How the money institution is framed and operates is historically contingent. But not generally an historical accident. For the past several thousand years the arrangements of money networks (credit and clear, satisfy and impose obligations, duties, and responsibilities) have been in the hands of “elite” groups. There’s never going to be a “fair” sharing of the money pie between elites and non-elites without specific changes in American culture. These elites do not base their actions on economic theories, of any sort but a rather simple factor – who controls the keys to the banks. That control rests with economic, political, and military elites. To maintain peace within these elite groups, money (objects) is distributed in ways that favor members of one or all these elites. The two main problems with these distributions is hiding what is happening and defending it, in the name of science if possible. The banks take care of the first, while economists take care of the second.

As a cultural creation, the fundamental purpose or money is to provide a means for people to satisfy their needs for physical products and services. As a cultural device, money only exists in the in-betweens of people, in their interactions. For most of its history money has had a physical form and presence, e.g., the bill, the coin. Today money also exists digitally on computers and electronic storage media. Of all the cultural devices or tools humans have created money is thus far the most flexible. It can be used in almost any exchange. Early money simply circulated continually from exchange to exchange, some involving some form of market, but most not. Later those favoring capitalist markets seized money to provide the dynamic for their markets and ownership. But money is separate from and does not require capitalism. Also, because of its flexibility and appropriation by capitalism, money was made into a measuring tool to establish cultural status of groups and individuals. And thus, plutocracy and plutocrats are added to human culture.

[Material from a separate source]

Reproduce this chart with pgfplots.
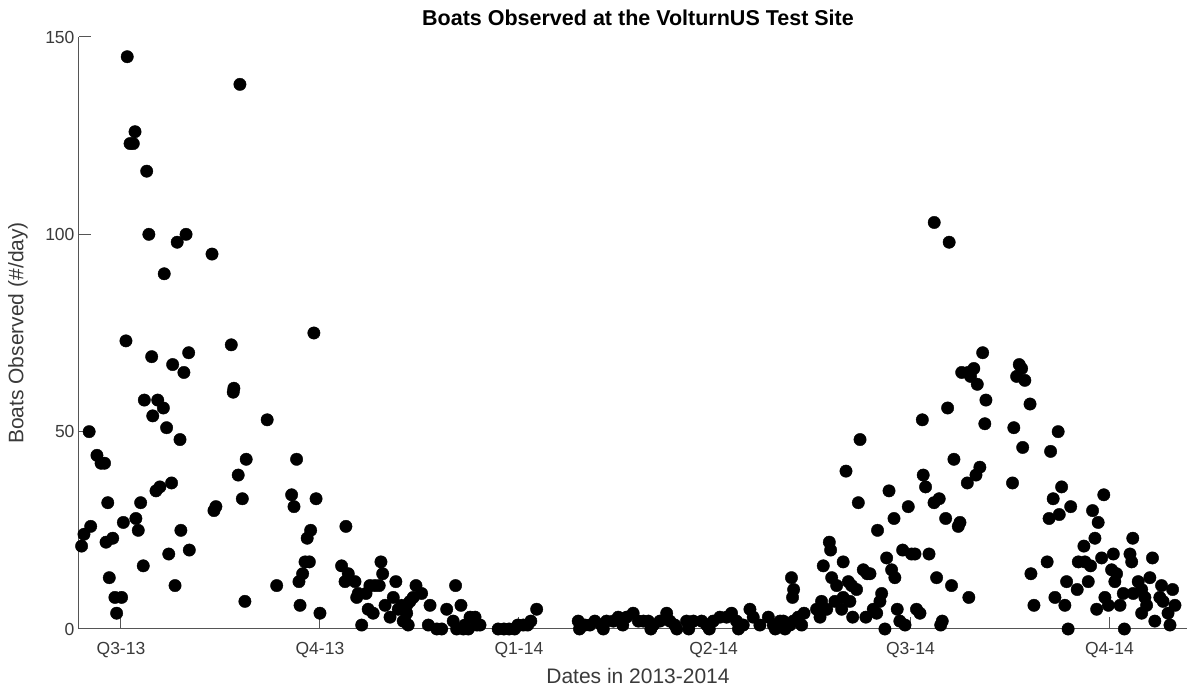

Money also is a powerful ideology of our time, a single, interchangeable, impersonal instrument — the very essence of our rationalizing modern civilization. Money’s “colorlessness,” as Georg Simmel saw it at the turn of the 20th century, repainted the modern world into an “evenly flat and gray tone.” All meaningful nuances were stamped out by the new quantitative logic that asked only “how much,” but not “what and how.” Whether conservative or liberal, all saw the expanding cash/money nexus as the source of evil. But Simmel and the others are wrong. Examining how people use money contradicts all of this. People fit money not only to their needs but also to their dreams, fears, loves, hates, and desires. Re-purposing it for new futures or failed pasts. Making all kinds of what Zelizer calls “special” monies. From domestic and foreign money to gifted money and charity money. From poor peoples’ money to stolen money and war money. This social lexicon of monies shows that money itself is nothing. It is how people shape it and use it that makes money whatever it is. This richness is lost when we accept Simmel’s gray and flat world created by a money economy. In their everyday existence, people understand that money is not fully fungible, that despite the anonymity of dollar bills, not all dollars are equal or interchangeable. Some money is more limited in who or what gives and receives credit, debt, and obligations. This is developing a new research focus for historians and anthropologists, but not for economists.